Casas Del Bosque Reserva Pinot Noir 2014

This wine displays lovely fruit purity with just the right amount of oak that adds roundness and texture without pinching down on the fruit in the nose and mouth. Beautiful black cherry fruit is touched up with a light earth tone and light stemminess adding complexity to the fruit aromatically. Fruit forward in the palate, this still possesses good structure to the dark red berry fruit. Medium to medium fuller bodied, this has sleek tannins that play off perfectly against the wine’s fruit intensity and a lovely, almost silky texture that gives this an engaging suppleness in the palate. A nice acid backbone gives freshness and length that brings this to a lovely finish. This is a very nice drop that represents serious Pinot value.
88 pts Wine Spectator
Open-textured, with sinewy and well-spiced flavors of dried cherry, raspberry and dried beef. Notes of sandalwood show on the rich finish. Drink now. 5,000 cases made. –KM
On arrival at the winery all grapes were de-stemmed and crushed to open-top tanks.
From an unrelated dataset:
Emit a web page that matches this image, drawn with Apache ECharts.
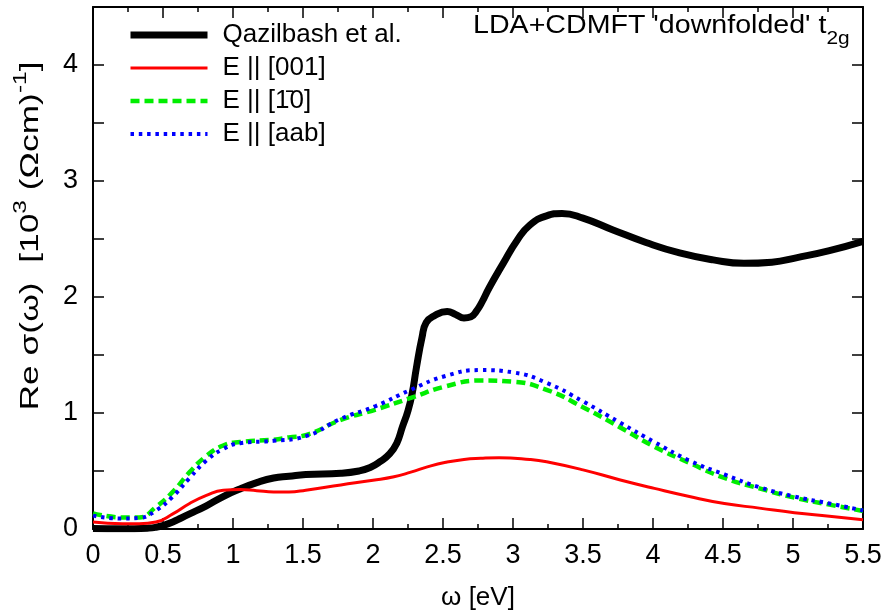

The must was then warmed and inoculated with selected yeasts (Assmanhaussen and RC212) and fermented during 10 days with temperatures peaking at 32ºC/90ºF. During fermentation the vats were hand-plunged twice daily in order to extract the ideal amount of tannin and color. Following the completion of fermentation the wine was drained off (after a total maceration time of 9 days) and put to barrel. The wine was aged for a total of 6 months in second use French oak barrels before being bottled with minimal filtration. Less than 10 years ago we in the wine trade wondered if we would ever find high quality, price sensitive Pinot Noir. At that time is just wasn’t out there. Definitely not from France, Oregon or California, and in reality this is still the case. New Zealand was still a few years out from its big breakout with this most fickle of grapes, and Chile was still waiting in the wings. Now things have changed immeasurably and Chile seems to have the inside track on the value-oriented Pinot Noir category, something that no other country, so far at least for the time being, seems capable of doing in the near term future.